Karkoc also discussed a war trial in Poland involving a soldier from Michael Karkoc’s unit who was accused of killing several dozen people. His father’s name was never mentioned during the proceedings, and he was cleared by the Canadian government of any wrongdoing in 1987, he said.

“He never went into hiding,” Karkoc said. “He was active in his community and president of his parish.”

In 2002, Michael Karkoc helped fund and construct a monument in Ukraine in honor of 12 people from the Defense Legion who were killed by the Nazis after their underground activities were exposed, he said.

Germany’s investigation started in earnest last year, when its federal Court of Justice said Karkoc’s service in the Defense Legion made him the “holder of a German office.” That gave Germany the legal right to prosecute him even though he is not German, and his alleged crimes were against non-Germans and not committed on German soil.

“They made up a legal reason to go after him,” Karkoc said. “These are the people who [perpetrated] the Holocaust.
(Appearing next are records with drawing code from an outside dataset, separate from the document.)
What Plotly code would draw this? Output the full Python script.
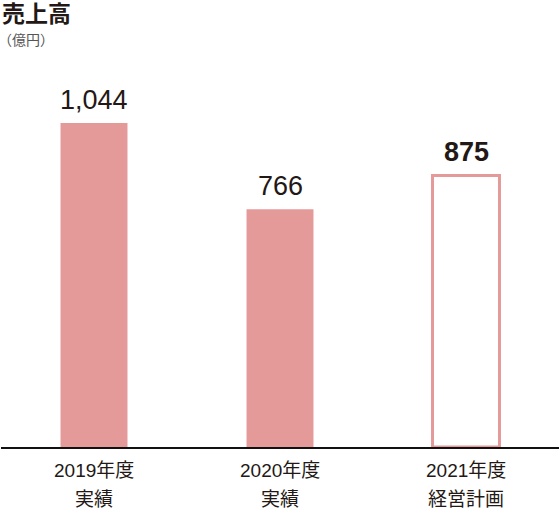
import plotly.graph_objects as go

years = ['2019年度', '2020年度', '2021年度']
kinds = ['実績', '実績', '経営計画']
sales = [1044, 766, 875]
value_labels = ['1,044', '766', '875']
is_plan = [False, False, True]

PINK = '#e59a9a'
DARK = '#231815'
FONT = 'Liberation Sans, Noto Sans CJK JP'
JP_FONT = 'Noto Sans CJK JP'

fills = ['white' if p else PINK for p in is_plan]
line_widths = [3 if p else 0 for p in is_plan]

fig = go.Figure(go.Bar(
    x=years, y=sales,
    width=0.36,
    marker=dict(color=fills, line=dict(color=PINK, width=line_widths)),
    hoverinfo='skip',
))

for yr, val, label, plan in zip(years, sales, value_labels, is_plan):
    txt = f'<b>{label}</b>' if plan else label
    fig.add_annotation(x=yr, y=val, text=txt, showarrow=False,
                       yanchor='bottom', yshift=6,
                       font=dict(size=27, color=DARK, family=FONT))

# category labels, two rows under the axis
for yr, kind in zip(years, kinds):
    fig.add_annotation(x=yr, y=0, yref='paper', text=yr, showarrow=False,
                       yanchor='middle', yshift=-23,
                       font=dict(size=19, color=DARK, family=FONT))
    fig.add_annotation(x=yr, y=0, yref='paper', text=kind, showarrow=False,
                       yanchor='middle', yshift=-50,
                       font=dict(size=19, color=DARK, family=JP_FONT))

fig.add_annotation(x=0, y=1, xref='paper', yref='paper', xanchor='left', yanchor='middle',
                   text='<b>売上高</b>', showarrow=False, xshift=-1, yshift=-12,
                   font=dict(size=23, color=DARK, family=JP_FONT))
fig.add_annotation(x=0, y=1, xref='paper', yref='paper', xanchor='left', yanchor='middle',
                   text='（億円）', showarrow=False, xshift=-5, yshift=-39,
                   font=dict(size=14, color='#555555', family=JP_FONT))

fig.update_layout(
    width=560, height=510,
    margin=dict(l=1, r=1, t=0, b=63),
    paper_bgcolor='white', plot_bgcolor='white',
    showlegend=False,
    font=dict(family=FONT, color=DARK),
    xaxis=dict(range=[-0.5, 2.5], showline=True, linecolor='#111111', linewidth=2,
               showgrid=False, ticks='', showticklabels=False),
    yaxis=dict(range=[0, 1440], visible=False, showgrid=False, zeroline=False),
)

fig.write_html('out.html', config={'displayModeBar': False},
               post_script="document.body.style.margin='0';")
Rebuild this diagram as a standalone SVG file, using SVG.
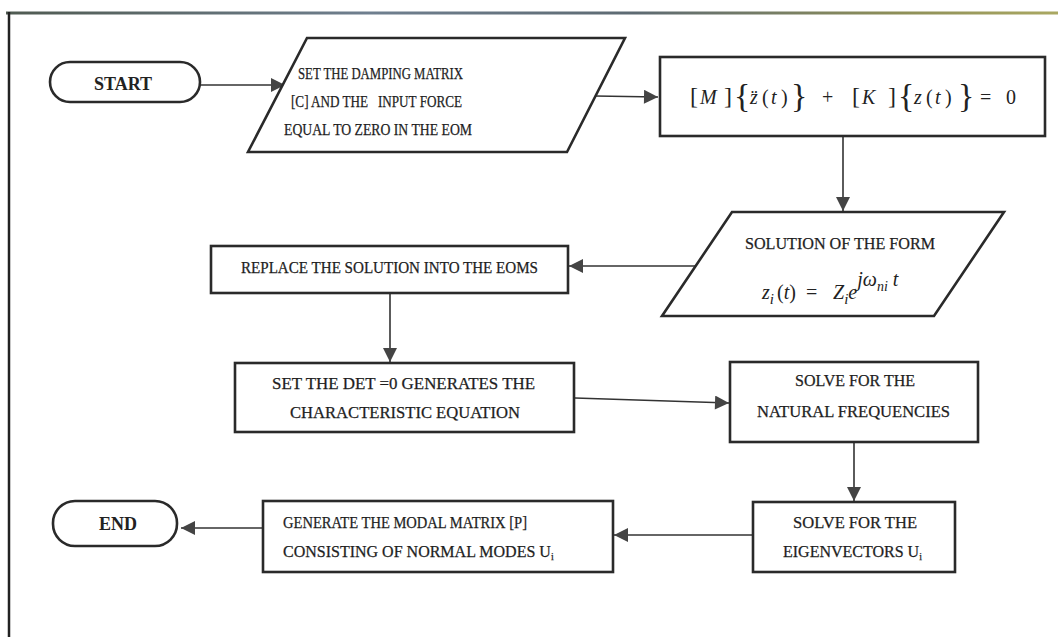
<svg xmlns="http://www.w3.org/2000/svg" width="1058" height="637" viewBox="0 0 1058 637">
<defs>
<linearGradient id="topg" gradientUnits="userSpaceOnUse" x1="0" y1="0" x2="1058" y2="0">
<stop offset="0" stop-color="#4f5a50"/>
<stop offset="0.35" stop-color="#6f7f8f"/>
<stop offset="0.6" stop-color="#5d6a72"/>
<stop offset="0.85" stop-color="#8e8f58"/>
<stop offset="1" stop-color="#aaa862"/>
</linearGradient>
<marker id="ah" viewBox="0 0 10 10" refX="10" refY="5" markerWidth="16" markerHeight="14" markerUnits="userSpaceOnUse" orient="auto">
<path d="M0,0 L10,5 L0,10 Z" fill="#444"/>
</marker>
</defs>
<style>
.box{fill:#fff;stroke:#2a2a2a;stroke-width:2.6}
.t{font-family:"Liberation Serif",serif;font-size:16px;fill:#1e1e1e;stroke:#1e1e1e;stroke-width:0.25}
.tb{font-family:"Liberation Serif",serif;font-size:18px;font-weight:bold;fill:#222}
.m{font-family:"Liberation Serif",serif;font-size:20px;fill:#222}
.c{fill:none;stroke:#333;stroke-width:1.6;marker-end:url(#ah)}
</style>
<rect width="1058" height="637" fill="#fff"/>
<g id="frame">
<line x1="6" y1="13" x2="1058" y2="13" stroke="url(#topg)" stroke-width="3"/>
<line x1="9" y1="12" x2="9" y2="637" stroke="#222" stroke-width="2.5"/>
</g>
<g id="connectors">
<path class="c" d="M200,85 L285,85"/>
<path class="c" d="M595,96 L658,97"/>
<path class="c" d="M843,136 L843,211"/>
<path class="c" d="M696,266 L569,266"/>
<path class="c" d="M390,293 L390,362"/>
<path class="c" d="M575,398 L729,403"/>
<path class="c" d="M854,442 L854,501"/>
<path class="c" d="M753,535 L614,535"/>
<path class="c" d="M263,528 L181,528"/>
</g>
<g id="start">
<rect class="box" x="50" y="62" width="150" height="40" rx="20" ry="20"/>
<text class="tb" x="123" y="90" text-anchor="middle">START</text>
</g>
<g id="set-damping">
<polygon class="box" points="307,38 625,38 567,152 248,152"/>
<text class="t" x="298" y="79" textLength="165" lengthAdjust="spacingAndGlyphs">SET THE DAMPING MATRIX</text>
<text class="t" x="291" y="107" textLength="171" lengthAdjust="spacingAndGlyphs" xml:space="preserve">[C] AND THE   INPUT FORCE</text>
<text class="t" x="284" y="135" textLength="188" lengthAdjust="spacingAndGlyphs">EQUAL TO ZERO IN THE EOM</text>
</g>
<g id="equation">
<rect class="box" x="660" y="57" width="385" height="79"/>
<text class="m" y="104">
<tspan x="690" font-size="24">[</tspan><tspan x="700" font-style="italic">M</tspan><tspan x="724" font-size="24">]</tspan><tspan x="734" font-size="34" dy="3">{</tspan><tspan x="750" font-style="italic" dy="-3">z&#776;</tspan><tspan x="762">(</tspan><tspan x="771" font-style="italic">t</tspan><tspan x="781">)</tspan><tspan x="791" font-size="34" dy="3">}</tspan><tspan x="822" dy="-3">+</tspan><tspan x="852" font-size="24">[</tspan><tspan x="862" font-style="italic">K</tspan><tspan x="888" font-size="24">]</tspan><tspan x="898" font-size="34" dy="3">{</tspan><tspan x="914" font-style="italic" dy="-3">z</tspan><tspan x="926">(</tspan><tspan x="935" font-style="italic">t</tspan><tspan x="945">)</tspan><tspan x="958" font-size="34" dy="3">}</tspan><tspan x="980" dy="-3">=</tspan><tspan x="1006">0</tspan>
</text>
</g>
<g id="solution">
<polygon class="box" points="732,212 1004,212 934,316 662,316"/>
<text class="t" x="840" y="249" text-anchor="middle" textLength="190" lengthAdjust="spacingAndGlyphs">SOLUTION OF THE FORM</text>
<text class="m" y="299" font-size="27" font-style="italic"><tspan x="762">z</tspan><tspan dy="5" font-size="15">i</tspan><tspan dy="-5" x="777" font-style="normal">(</tspan><tspan>t</tspan><tspan font-style="normal">)</tspan><tspan x="806" font-style="normal">=</tspan><tspan x="833">Z</tspan><tspan dy="5" font-size="15">i</tspan><tspan dy="-5">e</tspan><tspan dy="-13" font-size="20">jω</tspan><tspan dy="5" font-size="14">ni</tspan><tspan dy="-5" font-size="20"> t</tspan></text>
</g>
<g id="replace">
<rect class="box" x="211" y="246" width="357" height="47"/>
<text class="t" x="241" y="273" textLength="297" lengthAdjust="spacingAndGlyphs">REPLACE THE SOLUTION INTO THE EOMS</text>
</g>
<g id="set-det">
<rect class="box" x="235" y="363" width="339" height="69"/>
<text class="t" x="272" y="389" textLength="263" lengthAdjust="spacingAndGlyphs">SET THE DET =0 GENERATES THE</text>
<text class="t" x="290" y="418" textLength="230" lengthAdjust="spacingAndGlyphs">CHARACTERISTIC EQUATION</text>
</g>
<g id="natural-freq">
<rect class="box" x="730" y="362" width="248" height="80"/>
<text class="t" x="795" y="386" textLength="120" lengthAdjust="spacingAndGlyphs">SOLVE FOR THE</text>
<text class="t" x="757" y="417" textLength="193" lengthAdjust="spacingAndGlyphs">NATURAL FREQUENCIES</text>
</g>
<g id="eigenvectors">
<rect class="box" x="753" y="502" width="202" height="70"/>
<text class="t" x="793" y="528" textLength="124" lengthAdjust="spacingAndGlyphs">SOLVE FOR THE</text>
<text class="t" x="783" y="557">EIGENVECTORS U<tspan font-size="10" dy="3">i</tspan></text>
</g>
<g id="modal-matrix">
<rect class="box" x="263" y="501" width="350" height="71"/>
<text class="t" x="283" y="528" textLength="244" lengthAdjust="spacingAndGlyphs">GENERATE THE MODAL MATRIX [P]</text>
<text class="t" x="283" y="557">CONSISTING OF NORMAL MODES U<tspan font-size="10" dy="3">i</tspan></text>
</g>
<g id="end">
<rect class="box" x="53" y="501" width="124" height="45" rx="22" ry="22"/>
<text class="tb" x="118" y="530" text-anchor="middle">END</text>
</g>
</svg>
They are trying to get rid of their guilt.”

Within the past few months, Karkoc said an interpreter, an official from the Department of Homeland Security and Eli Rosenbaum, a top official with the Department of Justice’s special prosecution unit, visited his father’s house in Minneapolis several times.

Michael Karkoc didn’t speak to them, but his son told the group they had no proof against his father.

Peter Carr, a spokesman with the Department of Justice, wouldn’t comment on the case Friday, but said his agency was aware of the allegations against Karkoc.

Several groups expressed disappointment Friday with Germany’s conclusion that Karkoc is unfit for trial.

Steve Hunegs, executive director of the Jewish Community Relations Council for Minnesota and the Dakotas, said the Allied nations and ultimately Germany pledged to prosecute Nazi war criminals for as long as it took, consistent with due process.

“If the Germans believe Mr. Karkoc is medically unfit to stand trial, this will be a matter between Mr. Karkoc, his conscience and ultimately God,” he said.

Efraim Zuroff, the head Nazi hunter for the Simon Wiesenthal Center, questioned why the Department of Justice didn’t initiate deportation proceedings against Karkoc after the AP reports.

“They should have been aware of his presence in the United States a long time ago, and if they were aware and did not take any action, that’s very unfortunate, and I would say atypical, but it’s obviously a failure,” he said by telephone to AP from Lithuania.

Andriy Karkoc said Friday that he would tell his father the news after they had dinner, and then they plan to take a vacation. In a sad sort of way, he said, his father “outkicked the coverage” by living so long. He has few friends, and the sponsor who helped him emigrate to the United States died two years at age 104.

When he learned his father was being prosecuted, “it was never in my wildest dreams that I could imagine it would happen,” Karkoc said. It’s been difficult for the family, he said.

“All our lives will go on,” he said. “But we will never be able to recover.”